Michael Jordan retired from basketball on Oct. 6, 1993. It was stunning. Hard to process. The Chicago Bulls superstar was riding a three-peat and in his prime at the age of 30. Anyone who has seen Space Jam knows what happened next. He tried to follow in his father's baseball footsteps and suited up for the Birmingham Barons, a minor league affiliate of the Chicago White Sox. While golfing with Bill Murray and Larry Bird, he was sucked into a cartoon dimension and forced to play a game of hoops for the fate of the Looney Tunes.
OK, that last part is taking some creative license.
Jordan suited up in 127 games, hitting .202 and struggling to find any type of power.
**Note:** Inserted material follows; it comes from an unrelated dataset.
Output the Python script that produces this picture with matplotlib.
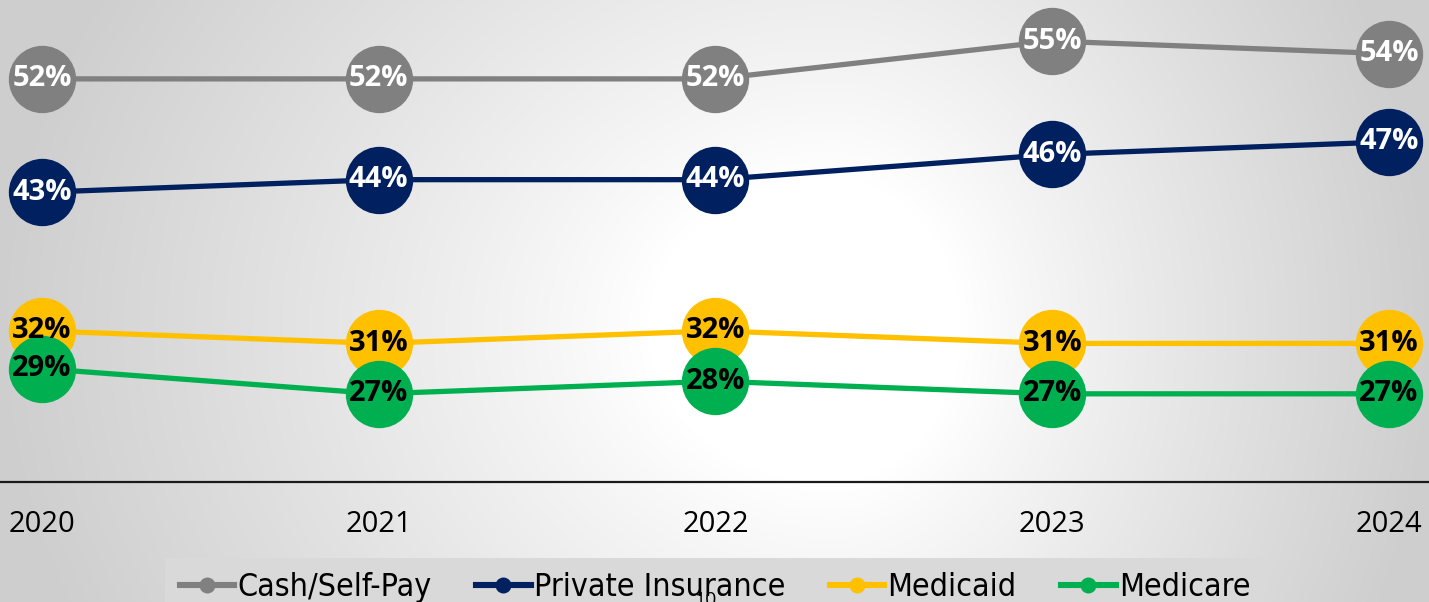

People were very interested, but way more interested in watching him play basketball, the sport he was good at. His itch scratched (or as conspiracy theorists claim, his time served), the great one decided to step back into the breach.
On March 18, 1995 Jordan announced the news to the world via a fax sent to local and national outlets. There was no Twitter or Players' Tribune back then. America Online ruled online. His attorney and business manager, David Falk, drafted up a few versions of the announcements but eventually the player himself went for brevity.
WASHINGTON, DC. (March 18, 1995) - The following statement was released today by Michael Jordan, through his personal attorney and business manager David B. Falk, Chairman of Falk Associates Management Enterprises, Inc. ("FAME") located in Washington, D.C., in response to questions about his future career plans:
"I'm Back" would become a catchphrase and a Nike campaign.
The news came on a Saturday. Jordan would visit the Bulls' practice facility later in the day. The team was due to play the Pacers in Indianapolis the next day. The return was expedited. Some 350 media requests came in overnight.
There was great mystery surrounding what he would look like after a nearly 18-month hiatus. Wearing No. 45 because his 23 had been retired, Jordan stepped back onto the court in front of 35 million people in an NBC game. The magic was still there as he scored 19 points and added six rebounds and six assists in an overtime loss.
You know the rest. Jordan went on to win three more titles. Faxing became less fashionable. Space Jam made a zillion dollars in merchandising. I'm Back lived in infamy.